▶ _REQUIRED TASK_:
Repeat exactly what appears from the opening line of the listing to the line with "const painSig = [0,0,0,0,0,0,1,0,0,1,0,1,0,0];", inclusive.

▶ _SOURCE EXCERPT_:
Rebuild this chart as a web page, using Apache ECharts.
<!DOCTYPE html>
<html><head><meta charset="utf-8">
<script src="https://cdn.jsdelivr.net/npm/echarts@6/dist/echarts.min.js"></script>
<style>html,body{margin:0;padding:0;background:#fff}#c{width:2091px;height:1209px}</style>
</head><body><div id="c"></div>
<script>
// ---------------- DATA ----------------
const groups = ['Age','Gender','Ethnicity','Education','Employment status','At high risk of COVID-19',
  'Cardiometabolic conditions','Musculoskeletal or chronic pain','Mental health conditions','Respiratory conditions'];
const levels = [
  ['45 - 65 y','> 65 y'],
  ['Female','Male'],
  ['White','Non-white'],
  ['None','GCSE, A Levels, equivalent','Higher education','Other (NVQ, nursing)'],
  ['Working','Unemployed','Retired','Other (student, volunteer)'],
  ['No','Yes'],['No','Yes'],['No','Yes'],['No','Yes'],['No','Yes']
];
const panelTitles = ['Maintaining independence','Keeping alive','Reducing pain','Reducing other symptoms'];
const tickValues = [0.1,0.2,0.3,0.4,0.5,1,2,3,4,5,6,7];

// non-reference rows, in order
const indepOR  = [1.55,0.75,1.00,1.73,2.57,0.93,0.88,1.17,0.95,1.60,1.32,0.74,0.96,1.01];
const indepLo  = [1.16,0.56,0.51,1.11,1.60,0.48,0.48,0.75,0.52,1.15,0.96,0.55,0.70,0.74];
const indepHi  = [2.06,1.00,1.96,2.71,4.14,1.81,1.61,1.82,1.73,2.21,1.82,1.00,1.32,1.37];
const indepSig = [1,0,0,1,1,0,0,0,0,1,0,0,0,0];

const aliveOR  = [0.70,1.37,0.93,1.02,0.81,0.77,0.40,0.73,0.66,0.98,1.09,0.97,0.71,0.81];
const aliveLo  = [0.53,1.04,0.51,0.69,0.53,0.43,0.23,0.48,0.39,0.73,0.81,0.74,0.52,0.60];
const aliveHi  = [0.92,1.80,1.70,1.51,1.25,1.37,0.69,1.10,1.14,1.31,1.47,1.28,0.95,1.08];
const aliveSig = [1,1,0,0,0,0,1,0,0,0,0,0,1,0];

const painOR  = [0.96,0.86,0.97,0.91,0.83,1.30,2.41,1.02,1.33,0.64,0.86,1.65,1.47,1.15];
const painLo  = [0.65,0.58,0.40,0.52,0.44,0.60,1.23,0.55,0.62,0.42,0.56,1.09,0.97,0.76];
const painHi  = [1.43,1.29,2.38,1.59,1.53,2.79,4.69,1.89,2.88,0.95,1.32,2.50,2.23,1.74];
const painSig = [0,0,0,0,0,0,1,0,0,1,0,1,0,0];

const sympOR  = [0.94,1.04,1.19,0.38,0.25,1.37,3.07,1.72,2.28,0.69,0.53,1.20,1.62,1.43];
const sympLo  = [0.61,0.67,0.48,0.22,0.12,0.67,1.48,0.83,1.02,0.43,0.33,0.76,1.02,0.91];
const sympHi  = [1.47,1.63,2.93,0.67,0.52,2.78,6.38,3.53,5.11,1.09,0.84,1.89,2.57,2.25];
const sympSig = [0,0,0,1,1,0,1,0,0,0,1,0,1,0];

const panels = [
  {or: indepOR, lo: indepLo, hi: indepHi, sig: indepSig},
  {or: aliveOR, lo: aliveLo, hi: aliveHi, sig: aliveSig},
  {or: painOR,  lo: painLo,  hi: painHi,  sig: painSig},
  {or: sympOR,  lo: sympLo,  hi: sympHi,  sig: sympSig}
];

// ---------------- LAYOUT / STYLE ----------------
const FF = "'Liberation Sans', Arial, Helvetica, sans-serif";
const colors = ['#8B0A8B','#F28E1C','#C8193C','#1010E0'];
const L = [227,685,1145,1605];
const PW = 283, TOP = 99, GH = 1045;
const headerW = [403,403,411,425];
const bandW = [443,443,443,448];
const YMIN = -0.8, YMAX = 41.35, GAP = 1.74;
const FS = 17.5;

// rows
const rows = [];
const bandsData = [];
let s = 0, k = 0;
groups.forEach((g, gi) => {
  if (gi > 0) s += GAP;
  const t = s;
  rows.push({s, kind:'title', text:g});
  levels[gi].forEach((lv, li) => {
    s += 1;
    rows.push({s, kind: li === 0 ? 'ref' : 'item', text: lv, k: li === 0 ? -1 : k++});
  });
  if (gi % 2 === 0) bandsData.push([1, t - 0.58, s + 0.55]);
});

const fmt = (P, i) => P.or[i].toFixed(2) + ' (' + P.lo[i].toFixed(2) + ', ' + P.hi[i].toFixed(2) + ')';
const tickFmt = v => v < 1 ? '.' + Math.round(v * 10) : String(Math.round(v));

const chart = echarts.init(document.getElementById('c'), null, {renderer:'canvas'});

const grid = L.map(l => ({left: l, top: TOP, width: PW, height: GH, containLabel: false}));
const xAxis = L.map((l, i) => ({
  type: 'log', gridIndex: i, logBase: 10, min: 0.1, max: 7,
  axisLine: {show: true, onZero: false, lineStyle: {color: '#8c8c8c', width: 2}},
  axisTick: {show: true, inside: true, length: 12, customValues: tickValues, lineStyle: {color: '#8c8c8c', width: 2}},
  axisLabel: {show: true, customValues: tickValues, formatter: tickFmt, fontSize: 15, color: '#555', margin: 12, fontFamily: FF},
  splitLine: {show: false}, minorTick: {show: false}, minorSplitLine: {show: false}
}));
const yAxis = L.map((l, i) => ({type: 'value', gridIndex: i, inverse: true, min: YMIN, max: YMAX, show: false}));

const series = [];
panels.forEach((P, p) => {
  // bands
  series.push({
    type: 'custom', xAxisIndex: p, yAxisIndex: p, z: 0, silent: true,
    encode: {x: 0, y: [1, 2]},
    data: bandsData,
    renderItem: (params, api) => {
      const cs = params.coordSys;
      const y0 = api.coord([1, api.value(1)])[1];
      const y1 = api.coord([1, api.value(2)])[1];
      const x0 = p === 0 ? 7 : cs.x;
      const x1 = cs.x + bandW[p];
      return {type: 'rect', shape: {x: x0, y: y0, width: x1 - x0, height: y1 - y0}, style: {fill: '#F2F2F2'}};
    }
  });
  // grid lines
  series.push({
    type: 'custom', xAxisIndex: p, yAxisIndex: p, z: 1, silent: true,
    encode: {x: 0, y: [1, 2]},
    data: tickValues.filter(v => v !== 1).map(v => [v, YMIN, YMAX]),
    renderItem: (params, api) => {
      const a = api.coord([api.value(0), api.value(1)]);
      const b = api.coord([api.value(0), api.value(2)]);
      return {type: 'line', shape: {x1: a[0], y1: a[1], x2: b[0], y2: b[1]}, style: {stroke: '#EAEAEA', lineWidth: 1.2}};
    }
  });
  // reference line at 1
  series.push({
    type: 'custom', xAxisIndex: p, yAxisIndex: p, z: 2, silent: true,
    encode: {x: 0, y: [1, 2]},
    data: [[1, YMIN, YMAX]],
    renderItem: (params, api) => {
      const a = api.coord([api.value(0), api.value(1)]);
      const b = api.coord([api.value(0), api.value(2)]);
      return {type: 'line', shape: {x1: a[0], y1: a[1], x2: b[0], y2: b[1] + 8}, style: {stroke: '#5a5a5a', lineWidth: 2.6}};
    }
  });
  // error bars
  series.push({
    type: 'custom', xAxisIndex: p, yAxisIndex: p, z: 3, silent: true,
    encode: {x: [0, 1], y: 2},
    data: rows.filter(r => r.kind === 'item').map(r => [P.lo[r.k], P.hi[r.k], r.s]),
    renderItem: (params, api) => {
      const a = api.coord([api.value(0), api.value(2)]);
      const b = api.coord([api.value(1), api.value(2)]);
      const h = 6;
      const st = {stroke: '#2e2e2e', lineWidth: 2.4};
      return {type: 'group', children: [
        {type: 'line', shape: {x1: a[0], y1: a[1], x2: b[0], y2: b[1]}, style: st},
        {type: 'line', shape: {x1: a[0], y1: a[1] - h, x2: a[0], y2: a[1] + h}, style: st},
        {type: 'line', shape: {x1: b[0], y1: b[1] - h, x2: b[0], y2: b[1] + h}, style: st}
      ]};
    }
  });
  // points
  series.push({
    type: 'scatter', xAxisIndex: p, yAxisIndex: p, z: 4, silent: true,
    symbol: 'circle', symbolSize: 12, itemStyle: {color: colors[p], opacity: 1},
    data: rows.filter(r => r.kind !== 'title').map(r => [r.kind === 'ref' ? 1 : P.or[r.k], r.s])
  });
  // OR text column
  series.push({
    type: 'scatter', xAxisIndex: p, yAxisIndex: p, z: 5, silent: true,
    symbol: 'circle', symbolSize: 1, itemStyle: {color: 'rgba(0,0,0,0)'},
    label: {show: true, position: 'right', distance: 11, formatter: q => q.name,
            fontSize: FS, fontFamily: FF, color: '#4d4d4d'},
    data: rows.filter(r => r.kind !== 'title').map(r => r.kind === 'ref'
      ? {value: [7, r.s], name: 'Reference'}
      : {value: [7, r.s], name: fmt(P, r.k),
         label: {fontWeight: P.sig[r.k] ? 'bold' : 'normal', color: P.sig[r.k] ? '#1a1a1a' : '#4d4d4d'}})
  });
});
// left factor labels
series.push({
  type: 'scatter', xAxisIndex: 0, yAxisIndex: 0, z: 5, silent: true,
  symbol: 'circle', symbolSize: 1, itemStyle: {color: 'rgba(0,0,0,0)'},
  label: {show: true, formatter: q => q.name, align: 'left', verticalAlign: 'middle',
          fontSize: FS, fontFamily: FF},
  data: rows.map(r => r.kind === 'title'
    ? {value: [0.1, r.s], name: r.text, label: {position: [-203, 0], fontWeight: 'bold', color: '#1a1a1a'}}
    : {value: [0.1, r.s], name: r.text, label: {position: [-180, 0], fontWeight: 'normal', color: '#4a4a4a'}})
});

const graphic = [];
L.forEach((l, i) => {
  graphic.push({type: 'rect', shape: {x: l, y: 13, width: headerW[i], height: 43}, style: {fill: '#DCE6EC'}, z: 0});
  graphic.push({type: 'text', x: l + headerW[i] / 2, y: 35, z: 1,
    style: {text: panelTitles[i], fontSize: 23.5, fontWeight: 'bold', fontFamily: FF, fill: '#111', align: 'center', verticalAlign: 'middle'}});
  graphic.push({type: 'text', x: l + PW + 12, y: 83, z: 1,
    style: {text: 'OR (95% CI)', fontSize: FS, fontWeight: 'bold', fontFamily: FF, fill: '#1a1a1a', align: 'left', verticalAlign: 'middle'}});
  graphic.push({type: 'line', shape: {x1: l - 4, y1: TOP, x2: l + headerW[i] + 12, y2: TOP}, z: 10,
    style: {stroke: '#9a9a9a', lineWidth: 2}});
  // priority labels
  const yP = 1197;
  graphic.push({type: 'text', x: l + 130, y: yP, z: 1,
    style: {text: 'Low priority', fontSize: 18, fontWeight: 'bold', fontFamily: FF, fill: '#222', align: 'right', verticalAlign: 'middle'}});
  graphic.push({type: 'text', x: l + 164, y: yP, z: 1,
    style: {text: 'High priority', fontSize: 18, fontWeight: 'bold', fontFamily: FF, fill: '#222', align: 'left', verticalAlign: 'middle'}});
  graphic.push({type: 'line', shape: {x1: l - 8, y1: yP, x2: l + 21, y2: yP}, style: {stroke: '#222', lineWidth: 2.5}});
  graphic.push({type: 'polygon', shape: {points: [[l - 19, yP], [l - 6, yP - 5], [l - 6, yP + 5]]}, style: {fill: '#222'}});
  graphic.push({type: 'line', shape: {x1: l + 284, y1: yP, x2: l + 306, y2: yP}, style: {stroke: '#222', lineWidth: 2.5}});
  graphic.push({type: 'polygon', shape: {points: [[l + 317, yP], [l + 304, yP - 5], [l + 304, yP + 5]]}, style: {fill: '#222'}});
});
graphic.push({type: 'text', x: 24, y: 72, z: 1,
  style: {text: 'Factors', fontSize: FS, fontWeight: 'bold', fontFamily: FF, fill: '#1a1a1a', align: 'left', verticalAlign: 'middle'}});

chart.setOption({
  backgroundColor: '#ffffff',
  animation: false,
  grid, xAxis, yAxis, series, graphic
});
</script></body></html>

▶ _FINISHED TASK_:
Rebuild this chart as a web page, using Apache ECharts.
<!DOCTYPE html>
<html><head><meta charset="utf-8">
<script src="https://cdn.jsdelivr.net/npm/echarts@6/dist/echarts.min.js"></script>
<style>html,body{margin:0;padding:0;background:#fff}#c{width:2091px;height:1209px}</style>
</head><body><div id="c"></div>
<script>
// ---------------- DATA ----------------
const groups = ['Age','Gender','Ethnicity','Education','Employment status','At high risk of COVID-19',
  'Cardiometabolic conditions','Musculoskeletal or chronic pain','Mental health conditions','Respiratory conditions'];
const levels = [
  ['45 - 65 y','> 65 y'],
  ['Female','Male'],
  ['White','Non-white'],
  ['None','GCSE, A Levels, equivalent','Higher education','Other (NVQ, nursing)'],
  ['Working','Unemployed','Retired','Other (student, volunteer)'],
  ['No','Yes'],['No','Yes'],['No','Yes'],['No','Yes'],['No','Yes']
];
const panelTitles = ['Maintaining independence','Keeping alive','Reducing pain','Reducing other symptoms'];
const tickValues = [0.1,0.2,0.3,0.4,0.5,1,2,3,4,5,6,7];

// non-reference rows, in order
const indepOR  = [1.55,0.75,1.00,1.73,2.57,0.93,0.88,1.17,0.95,1.60,1.32,0.74,0.96,1.01];
const indepLo  = [1.16,0.56,0.51,1.11,1.60,0.48,0.48,0.75,0.52,1.15,0.96,0.55,0.70,0.74];
const indepHi  = [2.06,1.00,1.96,2.71,4.14,1.81,1.61,1.82,1.73,2.21,1.82,1.00,1.32,1.37];
const indepSig = [1,0,0,1,1,0,0,0,0,1,0,0,0,0];

const aliveOR  = [0.70,1.37,0.93,1.02,0.81,0.77,0.40,0.73,0.66,0.98,1.09,0.97,0.71,0.81];
const aliveLo  = [0.53,1.04,0.51,0.69,0.53,0.43,0.23,0.48,0.39,0.73,0.81,0.74,0.52,0.60];
const aliveHi  = [0.92,1.80,1.70,1.51,1.25,1.37,0.69,1.10,1.14,1.31,1.47,1.28,0.95,1.08];
const aliveSig = [1,1,0,0,0,0,1,0,0,0,0,0,1,0];

const painOR  = [0.96,0.86,0.97,0.91,0.83,1.30,2.41,1.02,1.33,0.64,0.86,1.65,1.47,1.15];
const painLo  = [0.65,0.58,0.40,0.52,0.44,0.60,1.23,0.55,0.62,0.42,0.56,1.09,0.97,0.76];
const painHi  = [1.43,1.29,2.38,1.59,1.53,2.79,4.69,1.89,2.88,0.95,1.32,2.50,2.23,1.74];
const painSig = [0,0,0,0,0,0,1,0,0,1,0,1,0,0];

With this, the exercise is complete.